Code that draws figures
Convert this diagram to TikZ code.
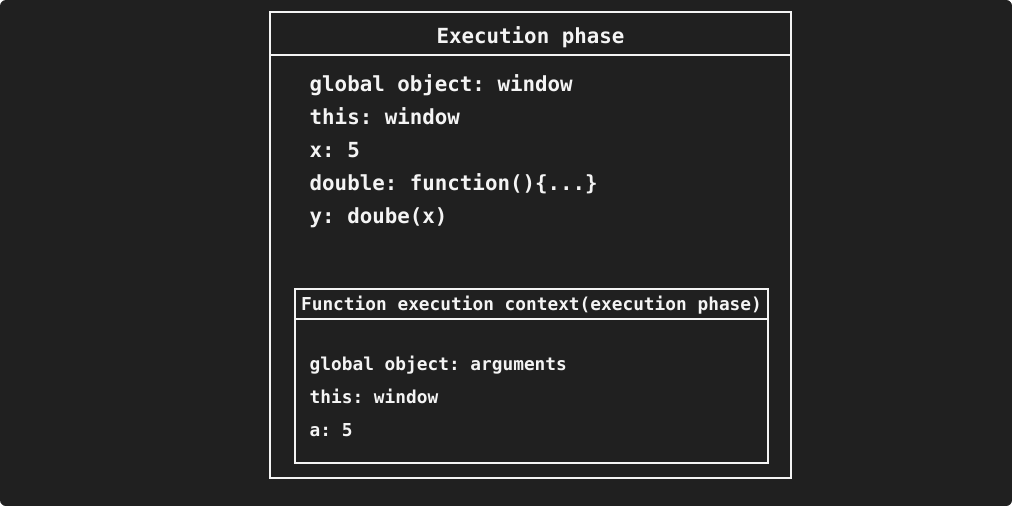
\documentclass[tikz,border=0pt]{standalone}
\usepackage{fontspec}
\setmonofont{DejaVu Sans Mono}
\definecolor{bg}{HTML}{202020}
\definecolor{fg}{HTML}{F4F4F4}
\begin{document}
\begin{tikzpicture}[x=1pt,y=-1pt,
  boxline/.style={draw=fg,line width=1.6pt},
  big/.style={text=fg,inner sep=0pt,font=\ttfamily\bfseries\fontsize{20.8}{24}\selectfont},
  small/.style={text=fg,inner sep=0pt,font=\ttfamily\bfseries\fontsize{17.8}{21}\selectfont}]
\useasboundingbox (0,0) rectangle (1012,506);
\fill[white] (0,0) rectangle (1012,506);
\fill[bg,rounded corners=6pt] (0,0) rectangle (1012,506);
% outer box
\draw[boxline] (270,12) rectangle (791,478);
\draw[boxline] (270,55) -- (791,55);
\node[big,anchor=base] (t1) at (530.5,43.3) {Execution phase};
\node[big,anchor=base west] (l1) at (309.5,91) {global object: window};
\node[big,anchor=base west] (l2) at (309.5,124) {this: window};
\node[big,anchor=base west] (l3) at (309.5,157) {x: 5};
\node[big,anchor=base west] (l4) at (309.5,190) {double: function()\{...\}};
\node[big,anchor=base west] (l5) at (309.5,223) {y: doube(x)};
% inner box
\draw[boxline] (295,289) rectangle (768,463);
\draw[boxline] (295,319) -- (768,319);
\node[small,anchor=base] (t2) at (531.5,310.7) {Function execution context(execution phase)};
\node[small,anchor=base west] (m1) at (309.5,370.7) {global object: arguments};
\node[small,anchor=base west] (m2) at (309.5,403.3) {this: window};
\node[small,anchor=base west] (m3) at (309.5,436) {a: 5};
\end{tikzpicture}
\end{document}
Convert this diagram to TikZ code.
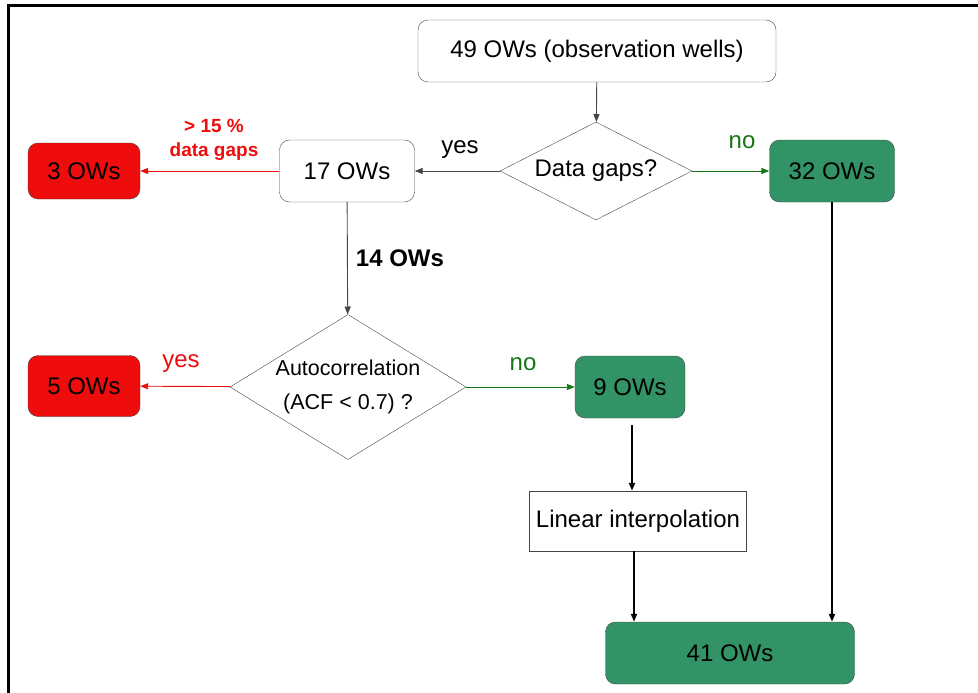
\documentclass[tikz,border=0pt]{standalone}
\usepackage{fontspec}
\setmainfont{Liberation Sans}
\usetikzlibrary{shapes}
\usetikzlibrary{shapes.geometric}
\usetikzlibrary{arrows.meta}
\definecolor{owred}{RGB}{238,12,12}
\definecolor{owgreen}{RGB}{50,148,102}
\definecolor{nogreen}{RGB}{22,118,22}
\definecolor{edge}{RGB}{70,70,70}

\begin{document}
\begin{tikzpicture}[x=1pt,y=-1pt,
  font=\fontsize{24}{28}\selectfont,
  owbox/.style={draw=edge,rounded corners=10pt,minimum height=62pt,inner sep=0pt},
  redbox/.style={owbox,fill=owred,minimum width=112pt,minimum height=56pt},
  greenbox/.style={owbox,fill=owgreen},
  ask/.style={draw=edge,diamond,inner sep=0pt,align=center},
  tip/.style={line width=0.9pt,-{Triangle[length=8pt,width=6pt]}},
  ]
\useasboundingbox (0,0) rectangle (978,693);
\draw[line width=3pt] (8,693) -- (8,6) -- (978,6);

% boxes and questions
\node[owbox,minimum width=358pt] (ow49) at (597,51) {49 OWs (observation wells)};
\node[ask,aspect=1.96,minimum width=192pt,minimum height=98pt] (gaps) at (596,171) {Data gaps?};
\node[owbox,minimum width=135pt] (ow17) at (347,171) {17 OWs};
\node[redbox] (ow3) at (84,171) {3 OWs};
\node[greenbox,minimum width=125pt] (ow32) at (832,171) {32 OWs};
\node[ask,aspect=1.63,minimum width=236pt,minimum height=145pt,
  font=\fontsize{21.5}{34}\selectfont] (acf) at (348,387) {Autocorrelation\\(ACF < 0.7) ?};
\node[redbox,minimum height=61pt] (ow5) at (84,386) {5 OWs};
\node[greenbox,minimum width=110pt] (ow9) at (630,387) {9 OWs};
\node[draw=edge,minimum width=217pt,minimum height=60pt,inner sep=0pt] (lin) at (638,521) {Linear interpolation};
\node[greenbox,minimum width=249pt] (ow41) at (730,653) {41 OWs};

% labels
\node (yes1) at (460,150) {yes};
\node[text=nogreen] (no1) at (742,142) {no};
\node[text=owred,align=center,font=\bfseries\fontsize{19}{24}\selectfont] (note) at (214,140) {> 15 \%\\data gaps};
\node[font=\bfseries\fontsize{24}{28}\selectfont] (n14) at (400,258) {14 OWs};
\node[text=owred] (yes2) at (181,364) {yes};
\node[text=nogreen] (no2) at (523,364) {no};

% connectors
\draw[tip,edge] (ow49) -- (gaps);
\draw[tip,edge] (gaps) -- (ow17);
\draw[tip,owred] (ow17) -- (ow3);
\draw[tip,nogreen] (gaps) -- (ow32);
\draw[tip,edge] (ow17) -- (acf);
\draw[tip,owred] (acf) -- (ow5);
\draw[tip,nogreen] (acf) -- (ow9);
\draw[tip,line width=2pt,shorten <=7pt] ([xshift=2pt]ow9.south) -- ([xshift=2pt]ow9.south |- lin.north);
\draw[tip,line width=2pt] ([xshift=-4pt]lin.south) -- ([xshift=-4pt]lin.south |- ow41.north);
\draw[tip,line width=2pt] (ow32) -- (ow32 |- ow41.north);
\end{tikzpicture}
\end{document}
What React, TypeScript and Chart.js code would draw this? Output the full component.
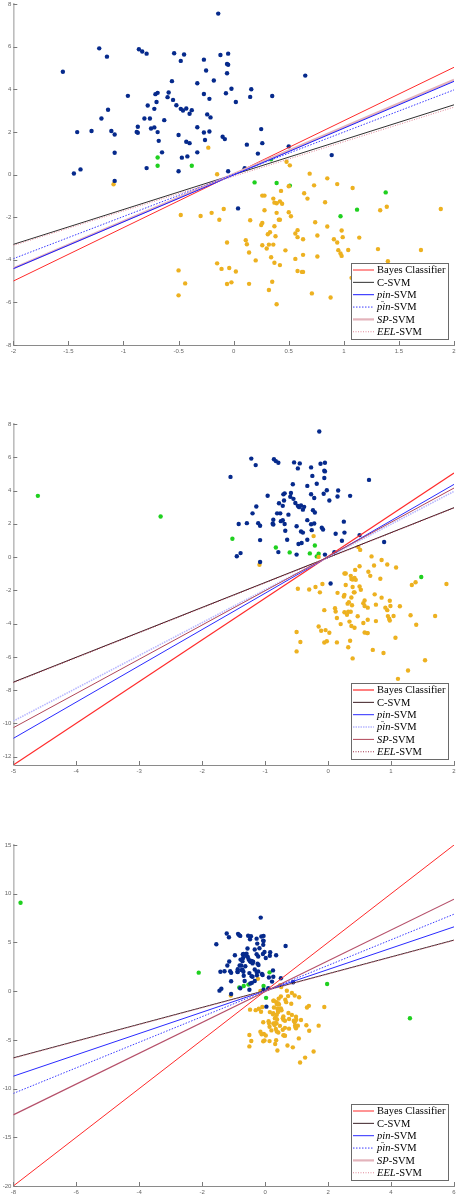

Exercise task
Give back every line exactly as it stands, pictures excluded.

Response
Convert this diagram to TikZ code.
\documentclass[tikz,border=0pt]{standalone}
\usepackage{fontspec}
\setmonofont{DejaVu Sans Mono}
\definecolor{bg}{HTML}{202020}
\definecolor{fg}{HTML}{F4F4F4}
\begin{document}
\begin{tikzpicture}[x=1pt,y=-1pt,
  boxline/.style={draw=fg,line width=1.6pt},
  big/.style={text=fg,inner sep=0pt,font=\ttfamily\bfseries\fontsize{20.8}{24}\selectfont},
  small/.style={text=fg,inner sep=0pt,font=\ttfamily\bfseries\fontsize{17.8}{21}\selectfont}]
\useasboundingbox (0,0) rectangle (1012,506);
\fill[white] (0,0) rectangle (1012,506);
\fill[bg,rounded corners=6pt] (0,0) rectangle (1012,506);
% outer box
\draw[boxline] (270,12) rectangle (791,478);
\draw[boxline] (270,55) -- (791,55);
\node[big,anchor=base] (t1) at (530.5,43.3) {Execution phase};
\node[big,anchor=base west] (l1) at (309.5,91) {global object: window};
\node[big,anchor=base west] (l2) at (309.5,124) {this: window};
\node[big,anchor=base west] (l3) at (309.5,157) {x: 5};
\node[big,anchor=base west] (l4) at (309.5,190) {double: function()\{...\}};
\node[big,anchor=base west] (l5) at (309.5,223) {y: doube(x)};
% inner box
\draw[boxline] (295,289) rectangle (768,463);
\draw[boxline] (295,319) -- (768,319);
\node[small,anchor=base] (t2) at (531.5,310.7) {Function execution context(execution phase)};
\node[small,anchor=base west] (m1) at (309.5,370.7) {global object: arguments};
\node[small,anchor=base west] (m2) at (309.5,403.3) {this: window};
\node[small,anchor=base west] (m3) at (309.5,436) {a: 5};
\end{tikzpicture}
\end{document}
Convert this diagram to TikZ code.
\documentclass[tikz,border=0pt]{standalone}
\usepackage{fontspec}
\setmainfont{Liberation Sans}
\usetikzlibrary{shapes}
\usetikzlibrary{shapes.geometric}
\usetikzlibrary{arrows.meta}
\definecolor{owred}{RGB}{238,12,12}
\definecolor{owgreen}{RGB}{50,148,102}
\definecolor{nogreen}{RGB}{22,118,22}
\definecolor{edge}{RGB}{70,70,70}

\begin{document}
\begin{tikzpicture}[x=1pt,y=-1pt,
  font=\fontsize{24}{28}\selectfont,
  owbox/.style={draw=edge,rounded corners=10pt,minimum height=62pt,inner sep=0pt},
  redbox/.style={owbox,fill=owred,minimum width=112pt,minimum height=56pt},
  greenbox/.style={owbox,fill=owgreen},
  ask/.style={draw=edge,diamond,inner sep=0pt,align=center},
  tip/.style={line width=0.9pt,-{Triangle[length=8pt,width=6pt]}},
  ]
\useasboundingbox (0,0) rectangle (978,693);
\draw[line width=3pt] (8,693) -- (8,6) -- (978,6);

% boxes and questions
\node[owbox,minimum width=358pt] (ow49) at (597,51) {49 OWs (observation wells)};
\node[ask,aspect=1.96,minimum width=192pt,minimum height=98pt] (gaps) at (596,171) {Data gaps?};
\node[owbox,minimum width=135pt] (ow17) at (347,171) {17 OWs};
\node[redbox] (ow3) at (84,171) {3 OWs};
\node[greenbox,minimum width=125pt] (ow32) at (832,171) {32 OWs};
\node[ask,aspect=1.63,minimum width=236pt,minimum height=145pt,
  font=\fontsize{21.5}{34}\selectfont] (acf) at (348,387) {Autocorrelation\\(ACF < 0.7) ?};
\node[redbox,minimum height=61pt] (ow5) at (84,386) {5 OWs};
\node[greenbox,minimum width=110pt] (ow9) at (630,387) {9 OWs};
\node[draw=edge,minimum width=217pt,minimum height=60pt,inner sep=0pt] (lin) at (638,521) {Linear interpolation};
\node[greenbox,minimum width=249pt] (ow41) at (730,653) {41 OWs};

% labels
\node (yes1) at (460,150) {yes};
\node[text=nogreen] (no1) at (742,142) {no};
\node[text=owred,align=center,font=\bfseries\fontsize{19}{24}\selectfont] (note) at (214,140) {> 15 \%\\data gaps};
\node[font=\bfseries\fontsize{24}{28}\selectfont] (n14) at (400,258) {14 OWs};
\node[text=owred] (yes2) at (181,364) {yes};
\node[text=nogreen] (no2) at (523,364) {no};

% connectors
\draw[tip,edge] (ow49) -- (gaps);
\draw[tip,edge] (gaps) -- (ow17);
\draw[tip,owred] (ow17) -- (ow3);
\draw[tip,nogreen] (gaps) -- (ow32);
\draw[tip,edge] (ow17) -- (acf);
\draw[tip,owred] (acf) -- (ow5);
\draw[tip,nogreen] (acf) -- (ow9);
\draw[tip,line width=2pt,shorten <=7pt] ([xshift=2pt]ow9.south) -- ([xshift=2pt]ow9.south |- lin.north);
\draw[tip,line width=2pt] ([xshift=-4pt]lin.south) -- ([xshift=-4pt]lin.south |- ow41.north);
\draw[tip,line width=2pt] (ow32) -- (ow32 |- ow41.north);
\end{tikzpicture}
\end{document}
What React, TypeScript and Chart.js code would draw this? Output the full component.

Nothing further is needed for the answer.